Darrin Henke: Yes. So 4-mile laterals are not part of our 2025 to 2027 plan at this point. And you hit the nail on the head, about half of our plan over the next 3 years are not long laterals. And so as — I think we’ll be successful with 4-mile laterals, very confident in that area, where we can take to 2-mile wells and make it a single 4-mile well, that’s absolutely going to improve the capital efficiency and the returns of the single wellbore being at 4 miles versus the 2 shorter laterals. Over and above that, where we can’t necessarily take 2 wells and make one 4-mile well, we’re also looking at U-shaped wells, J-shaped wells, different ways of increasing lateral lengths where we might be constrained to a 2-mile DSU, if we can drill U-shape, J shape.

There’s a lot of different shapes in the industry is really trying right now to get to 3- and 4-mile laterals, we also think that will improve our capital efficiency as well. So none of that is in the 3-year plan at this point.

Danny Brown: Well, I think that what you’re pointing out, it’s an exciting part. If we can move that 50% that’s not longer lateral to a more capital-efficient longer lateral, there’s just a lot of room for additional improvement in the plan going forward. And then the 4-mile laterals just potentially adds on top of that, one, it can help us get the 50% of 2-mile wells into something that’s more capital efficient, or if it’s actually better than 3-mile wells, perhaps you actually have another leg of the stool of additional capital efficiency improvements going forward as well. So there’s two parts of that 4-mile laterals that are exciting.

Paul Diamond: Understood. Appreciate the clarity. And just one quick item on the current hedge book been ticking up for the last few quarters. Is that more in reaction to your long-term view or a shift in strategy? I guess, how should we think about where the — where do you all think the right level is?

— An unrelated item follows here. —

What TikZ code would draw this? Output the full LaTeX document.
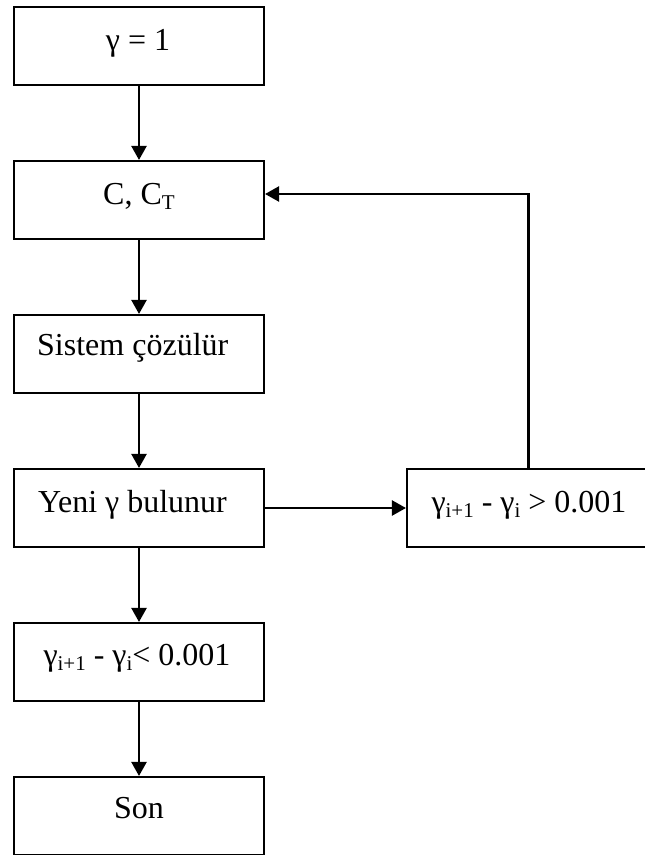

Darrin Henke: Yes, I think what you’re seeing is just what we call programmatic hedging. So it’s not — we have — we set out to do — continue to hedge every quarter just layering on hedges, no matter what the kind of the price environment is just to make sure that we march forward with a little bit of protection. But we still continue to believe that people own us for the commodity exposure. And so you see — what you really see in our program, there’s a lot of upside and participation in oil price to the extent it moves upwards.

Paul Diamond: Appreciate the color. Thanks.

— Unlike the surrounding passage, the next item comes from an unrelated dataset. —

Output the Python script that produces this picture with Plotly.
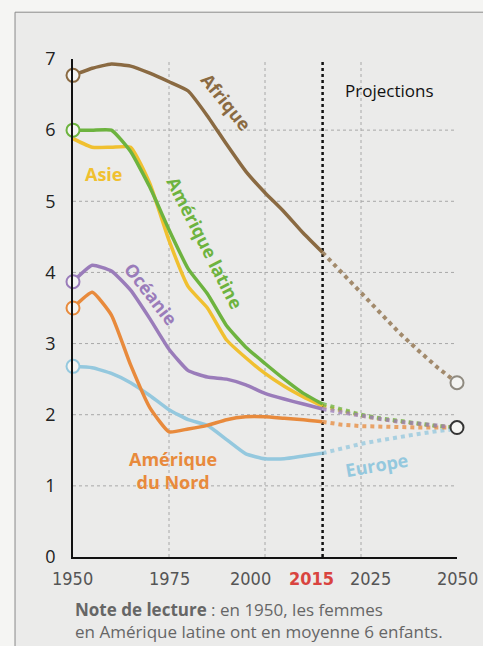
import plotly.graph_objects as go

# ---------------- data ----------------
years = [1950, 1955, 1960, 1965, 1970, 1975, 1980, 1985, 1990, 1995, 2000, 2005, 2010, 2015]
proj_years = [2015, 2020, 2025, 2030, 2035, 2040, 2045, 2050]

afrique = [6.77, 6.87, 6.93, 6.9, 6.8, 6.68, 6.55, 6.2, 5.8, 5.42, 5.12, 4.85, 4.55, 4.28]
am_latine = [6.0, 6.0, 6.0, 5.7, 5.2, 4.6, 4.05, 3.7, 3.25, 2.95, 2.72, 2.5, 2.3, 2.15]
asie = [5.88, 5.76, 5.76, 5.76, 5.25, 4.45, 3.8, 3.5, 3.05, 2.8, 2.58, 2.4, 2.25, 2.12]
oceanie = [3.87, 4.1, 4.02, 3.75, 3.35, 2.92, 2.62, 2.53, 2.5, 2.42, 2.3, 2.22, 2.15, 2.08]
am_nord = [3.5, 3.72, 3.4, 2.7, 2.1, 1.76, 1.8, 1.85, 1.93, 1.97, 1.97, 1.95, 1.93, 1.9]
europe = [2.68, 2.66, 2.58, 2.45, 2.27, 2.07, 1.93, 1.85, 1.65, 1.45, 1.38, 1.38, 1.42, 1.46]

afrique_p = [4.28, 4.0, 3.7, 3.42, 3.15, 2.9, 2.66, 2.45]
am_latine_p = [2.15, 2.07, 2.0, 1.95, 1.91, 1.87, 1.84, 1.82]
asie_p = [2.12, 2.05, 1.99, 1.94, 1.9, 1.87, 1.84, 1.82]
oceanie_p = [2.08, 2.03, 1.98, 1.94, 1.9, 1.87, 1.84, 1.82]
am_nord_p = [1.9, 1.86, 1.84, 1.83, 1.83, 1.82, 1.82, 1.82]
europe_p = [1.46, 1.53, 1.59, 1.64, 1.69, 1.73, 1.77, 1.8]

end_values = [2.45, 1.82]
y_ticks = [0, 1, 2, 3, 4, 5, 6, 7]
x_ticks = [1950, 1975, 2000, 2015, 2025, 2050]
x_grid = [1975, 2000, 2025]
y_grid = [1, 2, 3, 4, 5, 6]

# ---------------- styles ----------------
C_AFR = "#8a6a42"
C_LAT = "#6db33f"
C_ASI = "#f0c030"
C_OCE = "#9a7cba"
C_NOR = "#e88a3c"
C_EUR = "#94c8de"

series = [
    ("Asie", asie, asie_p, C_ASI, False),
    ("Amérique latine", am_latine, am_latine_p, C_LAT, True),
    ("Afrique", afrique, afrique_p, C_AFR, True),
    ("Europe", europe, europe_p, C_EUR, True),
    ("Amérique du Nord", am_nord, am_nord_p, C_NOR, True),
    ("Océanie", oceanie, oceanie_p, C_OCE, True),
]

fig = go.Figure()

for name, hist, proj, col, _ in series:
    fig.add_trace(go.Scatter(
        x=proj_years, y=proj, mode="lines",
        line=dict(color=col, width=4, dash="dot"),
        opacity=0.75, showlegend=False, hoverinfo="skip", cliponaxis=False))

for name, hist, proj, col, _ in series:
    fig.add_trace(go.Scatter(
        x=years, y=hist, mode="lines",
        line=dict(color=col, width=3.5, shape="spline", smoothing=0.45),
        showlegend=False, name=name, cliponaxis=False))

for name, hist, proj, col, mk in series:
    if mk:
        fig.add_trace(go.Scatter(
            x=[years[0]], y=[hist[0]], mode="markers",
            marker=dict(size=13, color="#f4f4f2", line=dict(color=col, width=2)),
            showlegend=False, hoverinfo="skip", cliponaxis=False))

fig.add_trace(go.Scatter(
    x=[proj_years[-1]] * len(end_values), y=end_values, mode="markers",
    marker=dict(size=13, color="#f4f4f2", line=dict(color=["#8f8a80", "#333333"], width=2)),
    showlegend=False, hoverinfo="skip", cliponaxis=False))

shapes = [
    dict(type="rect", xref="paper", yref="paper", x0=-0.151, x1=1.3, y0=-0.5, y1=1.094,
         fillcolor="#ebebea", line=dict(color="#8a8a8a", width=1), layer="below"),
]
for gx in x_grid:
    shapes.append(dict(type="line", xref="x", yref="y", x0=gx, x1=gx, y0=0, y1=y_ticks[-1],
                       line=dict(color="#a8a8a8", width=1, dash="dot"), layer="below"))
for gy in y_grid:
    shapes.append(dict(type="line", xref="x", yref="y", x0=x_ticks[0], x1=x_ticks[-1], y0=gy, y1=gy,
                       line=dict(color="#a8a8a8", width=1, dash="dot"), layer="below"))
shapes.append(dict(type="line", xref="x", yref="y", x0=2015, x1=2015, y0=0, y1=y_ticks[-1],
                   line=dict(color="#111111", width=2.5, dash="dot"), layer="below"))

LBL = "Open Sans"
annotations = [
    dict(x=1990, y=6.4, text="<b>Afrique</b>", textangle=51, font=dict(color=C_AFR, size=18, family=LBL)),
    dict(x=1958, y=5.38, text="<b>Asie</b>", font=dict(color=C_ASI, size=18, family=LBL)),
    dict(x=1984.5, y=4.42, text="<b>Amérique latine</b>", textangle=63, font=dict(color=C_LAT, size=18, family=LBL)),
    dict(x=1970.3, y=3.69, text="<b>Océanie</b>", textangle=52, font=dict(color=C_OCE, size=18, family=LBL)),
    dict(x=1976, y=1.22, text="<b>Amérique<br>du Nord</b>", font=dict(color=C_NOR, size=18, family=LBL)),
    dict(x=2029, y=1.3, text="<b>Europe</b>", textangle=-10, font=dict(color=C_EUR, size=18, family=LBL)),
    dict(x=2032.5, y=6.56, text="Projections", font=dict(color="#111111", size=17, family=LBL)),
    dict(xref="paper", yref="paper", x=0.0, y=-0.078, xanchor="left", yanchor="top", align="left",
         text="<b>Note de lecture</b> : en 1950, les femmes<br>en Amérique latine ont en moyenne 6 enfants.",
         font=dict(color="#666666", size=17, family="Open Sans")),
]

# x tick labels (shifted sideways as in the original layout to avoid collisions)
tick_shift = {1950: -1, 1975: 0, 2000: -15, 2015: -11, 2025: 9, 2050: 0}
TICKFONT = "Liberation Sans Narrow, DejaVu Sans Condensed, Roboto, sans-serif"
for t in x_ticks:
    if t == 2015:
        txt = "<b>%d</b>" % t
        col = "#d9443f"
    else:
        txt = str(t)
        col = "#555555"
    annotations.append(dict(x=t, xref="x", y=0, yref="paper", yanchor="top", yshift=-9,
                            xshift=tick_shift[t], text=txt,
                            font=dict(family=TICKFONT, size=18, color=col)))
for a in annotations:
    a["showarrow"] = False

fig.update_layout(
    width=483, height=646,
    margin=dict(l=73, r=26, t=59, b=89),
    paper_bgcolor="#f5f5f3", plot_bgcolor="rgba(0,0,0,0)",
    shapes=shapes, annotations=annotations,
    xaxis=dict(range=[1950, 2050], tickvals=x_ticks, showticklabels=False, showgrid=False,
               zeroline=False, showline=True, linecolor="#111111", linewidth=2, ticks=""),
    yaxis=dict(range=[0, 7], tickvals=y_ticks, showgrid=False, zeroline=False, showline=True,
               linecolor="#111111", linewidth=1.5, ticks="", ticklabelstandoff=12,
               tickfont=dict(family="Open Sans", size=18, color="#222222")),
)

fig.write_html("out.html", config={"displayModeBar": False},
               post_script="document.body.style.margin='0';document.body.style.overflow='hidden';")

Operator: Your last question comes from Noel Parks of Tuohy Brothers Investment Research. Please go ahead.

Noel Parks: Hi, good morning. It came up briefly earlier. But I was wondering how would a gas price rebound scenario sort of ripple through your realizations and your takeaway? I don’t know if there might be a effect on the East versus West parts of your footprint.

Richard Robuck: Yes. I wouldn’t say that it’s a function of our footprint. I really think it’s just a function of the fixed price nature of the contracts, as I described in my prepared remarks. So to the extent gas prices go up, you’ll just see a high torque to the upside on our realizations. I think there’s some exciting developments in Canada, seeing gas potentially starting to move West and LNG Canada facility next year. So we think there’s some positive tailwinds for gas pricing out of the Bakken as we look forward into next year.

Darrin Henke: And Richard mentioned just there’s an operational leverage there because of that fixed scenario. While we’ve been pricing lower because of AECO here recently, that LNG that he just mentioned that could be drawing more gas volumes from Canada West will be potentially very beneficial to the Bakken realization going forward. And hopefully, that stuff comes online middle of next year.

Noel Parks: Great. Thanks. I hadn’t really thought about or heard that talked about a lot, so that’s really interesting. And as far as the synergies that you’ve achieved with Enerplus, I mentioned some of them are kind of more upfront day one type savings. And could you just give a sense of what are the still remaining synergies to capture some of them have to do with contracts rolling off and so forth?

Danny Brown: Well, certainly, there’s a degree — there’s a degree of that as opportunity as we move forward. As we think about the 3-year plan, which you talked about, I think the capital synergies are largely included in that plan over that 3-year time frame. From an operational perspective, one thing that we’ll see is, I think, increasing synergy capture as we move into 2025. And so we’ve been able to capture some of the operational synergies to date, but we still have some remaining because we really changed some of our approach in the field from an operational perspective. And so that includes things like the way we run rods and our wells. There’s different practices between the 2 legacy organizations that we think will lead to fewer rod failures in the future.

And so that’s going to improve our work. That really probably won’t start materializing until we get into next year. And we also have a bit of a capital dis-synergy that’s baked into all of our plans and that we tail into our completions with resin coat. And we think that it helps keep sand from flowing back in the wellbores, which really rigs have it with our ESPs and our run times there. And so fewer ESP failures, we also anticipate seeing in the future because we’re taking our upfront capital and completion practices are a little different — were a little different between the legacy organization. So some of the capital — some of the synergies baked into the plan, but still see some upside as we go into 2025 from an operational perspective.

Noel Parks: Great. Thanks a lot.

Operator: Thank you, ladies and gentlemen that concludes our question-and-answer session. I will now turn the conference back over to CEO, Danny Brown. Please go ahead.

Danny Brown: Well, thank you, Dion. So to close out, I want to let the organization know how grateful I am for their continued strong performance and dedication to continuous improvement. The Bakken is a world-class resource with strong economics. And as a premier operator in the basin, Chord sees a wide array of opportunities to drive efficiency and accelerate Chord’s rate of change as it relates to economic returns and value creation. I want to thank all of our employees for their continued hard work and dedication. And with that, I appreciate everyone’s interest, and thanks for joining our call.

Operator: This concludes today’s conference. Thank you for attending. You may now disconnect your lines.